A Tribute

IT is with deep reverence and scruples, holding in mind the many-sided delicacy of a nature to be respected, that I comply with the request to speak a word of my master and teacher, which word, for reverence and humility, was never spoken in his hearing.

With many another, who through the half-formed thoughts of youth sat to ask alms at the Gate Beautiful, was it given me to receive, through the power of his word, that quickened consciousness of life and art which set us young "walking and leaping and praising."

He was never the pedagogue, rather the embassador of some high message which he rejoiced to deliver; that it fell upon dulled ears, or ears still birth-muffled in unheeding youth, was no stop to him. He had the look of one who dwelt in the upper air of hopes and loves that breathed free of the personal, his very presence rebuke to selfish ends, petty standards, and the compromise of a time-serving day. A strenuous radical, bound by no creed of church or party, he was a two-edged sword for what would exalt itself above the spirit of simple righteousness. An old note-book yields the following naive stroke: "Orthodoxy is too worldly and too narrow," and to those who confounded dogma with Christianity he was an offence, and not altogether understood; but on the same page we find him saying: "Christianity is greater and more universal than any of us have as yet been able to see or realize. God builds his temple in the human heart on the ruin, if need be, of the churches and every other institution of man."

"If I were asked the veritable purpose of this life, I should answer, To develop within ourselves a consciousness of immortality.

"As the American republic was to exemplify in itself the last analysis of politics as a science of government, so it was also to make known and emphasize the last analysis of religion. Transcendentalism is that analysis. It is the world merged in spirit; matter subordinated to mind.

"We should never forget that we belong to the Infinite. The only right use of this world is to use it as a means, never as an end. This world is simply the soul's rescue from nonentity.

"Moved by our higher impulses, we are always in a state of elevation. I have as much right to ecstasy as to rheumatism. Why not assert it?"

He adds a new beatitude in recognition of the unsung service of teaching when he writes to a friend who had given her gifts and art to the teaching of the young—

"Blessed is that teacher who in the midst of incessant rudimental humdrum and petty repetition is still able to suggest and embody in himself the sublime summit of a perfected science."

Regarding friendship between men and women, he writes:

"The man who loves his wife deeply and truly must necessarily be something of a lover of all women, and vice versa. As a man looks upon his wife, so he looks in a measure upon women in general. Not to love is equivalent to being dead. I would not exchange the friendship of one good woman for "the wealth of Ormus and of Ind." If I were necessitated to improvise my own deity, it would be woman. She alone is worthy of intimation as substitute, if we had to have one, for God. The man who has no friend among women, he of all others is most alone."

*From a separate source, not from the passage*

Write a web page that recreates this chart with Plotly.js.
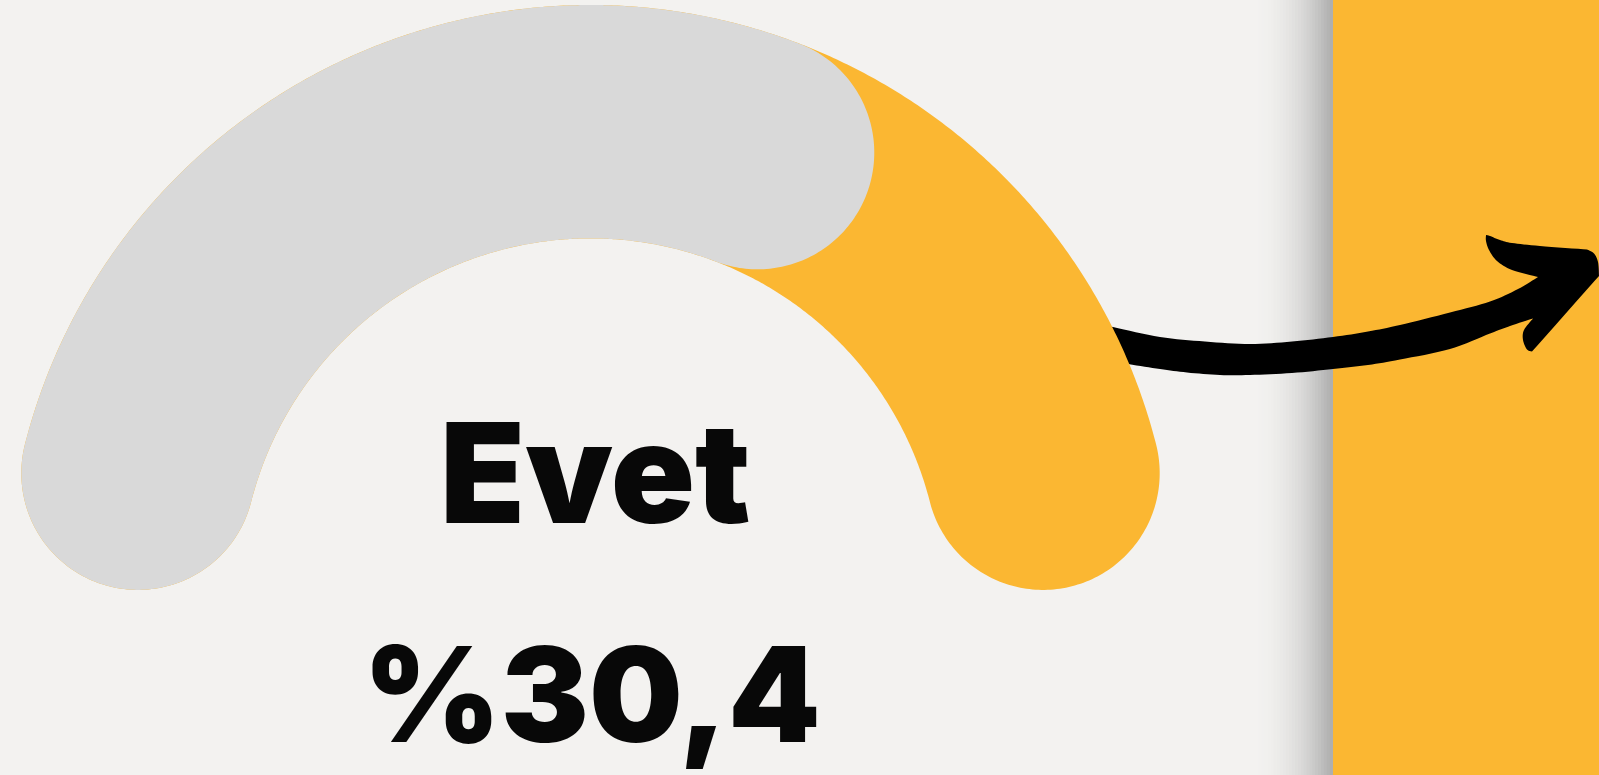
<!DOCTYPE html>
<html>
<head>
<meta charset="utf-8">
<script src="https://cdn.plot.ly/plotly-3.0.1.min.js"></script>
<style>
  html, body { margin: 0; padding: 0; background: #f3f2f0; overflow: hidden; }
  #chart { width: 1599px; height: 775px; }
</style>
</head>
<body>
<div id="chart"></div>
<script>
// ---- data ----
const categories = ['Evet', 'Hayır'];
const values = [30.4, 69.6];
const colors = ['#fbb732', '#d9d9d9'];

// ---- layout geometry (pixel space: axes map 1 unit = 1 px) ----
const W = 1599, H = 775;
const cx = 590.5, cy = 588.7;   // gauge centre
const R = 467;                  // centre-line radius
const halfT = 116.7;            // half of band thickness
const capDeg = (halfT / R) * 180 / Math.PI;

const total = values.reduce((a, b) => a + b, 0);

function pt(aDeg, r) {
  const a = aDeg * Math.PI / 180;
  return [cx + r * Math.cos(a), cy - r * Math.sin(a)];
}

// outline of a thick arc with round caps, from centre-line angle a0 down to a1 (degrees)
function band(a0, a1) {
  const xs = [], ys = [];
  const n = 400;
  for (let i = 0; i <= n; i++) {
    const a = a0 + (a1 - a0) * i / n;
    const p = pt(a, R + halfT); xs.push(p[0]); ys.push(p[1]);
  }
  capPts(a1, -1, xs, ys, false);
  for (let i = 0; i <= n; i++) {
    const a = a1 + (a0 - a1) * i / n;
    const p = pt(a, R - halfT); xs.push(p[0]); ys.push(p[1]);
  }
  capPts(a0, 1, xs, ys, true);
  xs.push(xs[0]); ys.push(ys[0]);
  return { xs, ys };
}
function capPts(aDeg, dir, xs, ys, fromInner) {
  const c = pt(aDeg, R);
  const a = aDeg * Math.PI / 180;
  const ur = [Math.cos(a), -Math.sin(a)];
  const tDec = [Math.sin(a), Math.cos(a)];
  const ut = dir === -1 ? tDec : [-tDec[0], -tDec[1]];
  const u = fromInner ? [-ur[0], -ur[1]] : ur;
  const m = 120;
  for (let i = 0; i <= m; i++) {
    const phi = Math.PI * i / m;
    xs.push(c[0] + halfT * (Math.cos(phi) * u[0] + Math.sin(phi) * ut[0]));
    ys.push(c[1] + halfT * (Math.cos(phi) * u[1] + Math.sin(phi) * ut[1]));
  }
}

// full track spans 180 degrees including the round caps
const startA = 180 - capDeg;
const track = band(startA, capDeg);
const greyEnd = 180 - (values[1] / total) * 180 + capDeg;
const grey = band(startA, greyEnd);

// ---- arrow (decoration), smoothed with Catmull-Rom per segment ----
function smooth(seg, steps) {
  const out = [];
  for (let i = 0; i < seg.length - 1; i++) {
    const p0 = seg[Math.max(0, i - 1)], p1 = seg[i], p2 = seg[i + 1], p3 = seg[Math.min(seg.length - 1, i + 2)];
    for (let s = 0; s < steps; s++) {
      const t = s / steps, t2 = t * t, t3 = t2 * t;
      const f = k => 0.5 * ((2 * p1[k]) + (-p0[k] + p2[k]) * t + (2 * p0[k] - 5 * p1[k] + 4 * p2[k] - p3[k]) * t2 + (-p0[k] + 3 * p1[k] - 3 * p2[k] + p3[k]) * t3);
      out.push([f(0), f(1)]);
    }
  }
  return out;
}
const arrowSegs = [
  [[1080, 320], [1113, 327], [1160, 337], [1205, 341.5], [1250, 344], [1292, 341.5], [1333, 337], [1368, 331.5], [1400, 325], [1450, 312.5], [1490, 301.5], [1518, 289], [1538, 277]],
  [[1538, 277], [1512, 270], [1497, 261], [1489, 250], [1486, 241], [1486, 235]],
  [[1486, 235], [1490, 236], [1500, 240], [1512, 243], [1540, 246], [1587, 249.5]],
  [[1587, 249.5], [1594, 253.5], [1598, 262], [1599, 276]],
  [[1599, 276], [1532, 351.5]],
  [[1532, 351.5], [1527, 349.5], [1523, 340], [1524, 330], [1533, 318.5]],
  [[1533, 318.5], [1510, 326], [1490, 333.5], [1450, 349], [1400, 359.5], [1368, 365], [1333, 369], [1292, 373], [1250, 375], [1220, 375], [1187, 372.5], [1160, 369], [1128, 364], [1090, 357]]
];
let arrowPts = [];
arrowSegs.forEach(seg => { arrowPts = arrowPts.concat(smooth(seg, 8)); });
arrowPts.push([1090, 357]);

const traces = [
  { x: arrowPts.map(p => p[0]), y: arrowPts.map(p => p[1]), type: 'scatter', mode: 'lines',
    fill: 'toself', fillcolor: '#000000', line: { width: 0, color: '#000000', simplify: false },
    hoverinfo: 'skip', showlegend: false },
  { x: track.xs, y: track.ys, type: 'scatter', mode: 'lines', fill: 'toself',
    fillcolor: colors[0], line: { width: 0, color: colors[0], simplify: false }, hoverinfo: 'skip',
    name: categories[0] },
  { x: grey.xs, y: grey.ys, type: 'scatter', mode: 'lines', fill: 'toself',
    fillcolor: colors[1], line: { width: 0, color: colors[1], simplify: false }, hoverinfo: 'skip',
    name: categories[1] }
];

// ---- decoration: yellow side panel and its shadow ----
const shapes = [];
shapes.push({ type: 'rect', xref: 'x', yref: 'y', x0: 1332.7, x1: W, y0: 0, y1: H,
  fillcolor: colors[0], line: { width: 0 }, layer: 'below' });
const bg = [243, 242, 240], dark = [172, 172, 172];
const sx0 = 1250, sx1 = 1332.7, nb = 28;
for (let i = 0; i < nb; i++) {
  const t = (i + 0.5) / nb;
  const m = Math.pow(t, 2.1);
  const c = bg.map((v, k) => Math.round(v * (1 - m) + dark[k] * m));
  shapes.push({ type: 'rect', xref: 'x', yref: 'y',
    x0: sx0 + (sx1 - sx0) * i / nb, x1: sx0 + (sx1 - sx0) * (i + 1) / nb + 0.3,
    y0: 0, y1: H, fillcolor: 'rgb(' + c.join(',') + ')', line: { width: 0 }, layer: 'below' });
}

const pctLabel = '%' + values[0].toFixed(1).replace('.', ',');
const fontFamily = 'Inter, "Open Sans", sans-serif';

const layout = {
  width: W, height: H,
  margin: { l: 0, r: 0, t: 0, b: 0, pad: 0 },
  paper_bgcolor: '#f3f2f0', plot_bgcolor: '#f3f2f0',
  showlegend: false, hovermode: false,
  xaxis: { range: [0, W], visible: false, fixedrange: true },
  yaxis: { range: [H, 0], visible: false, fixedrange: true },
  shapes: shapes,
  annotations: [
    { x: 595.5, y: 472.2, xref: 'x', yref: 'y', text: categories[0], showarrow: false,
      xanchor: 'center', yanchor: 'middle',
      font: { family: fontFamily, size: 139, color: '#080808', weight: 900 } },
    { x: 591.5, y: 694, xref: 'x', yref: 'y', text: pctLabel, showarrow: false,
      xanchor: 'center', yanchor: 'middle',
      font: { family: fontFamily, size: 132, color: '#080808', weight: 900 } }
  ]
};

Plotly.newPlot('chart', traces, layout, { displayModeBar: false, staticPlot: true });
</script>
</body>
</html>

The halo of a love which had grown with him from boyhood crowned his own life; we catch some hint of its fine reserve and poetry in the verses to I. D. H. He seemed never to outgrow the youth; there remained to the very end something of the boy's extravagance of feeling and speech, with the child's uncompromised loyalities. It was a nature in which self-interest was so small an element, that notwithstanding its full measure of rich gifts, failed to crystallize in what the world recognizes as success. He was more wonderful than anything he ever spoke, embodying in his own person such a gracious loveliness that people in crowded thoroughfares were constrained to look after him, reminded of high things, himself implying what all true poems imply,—himself the best poem.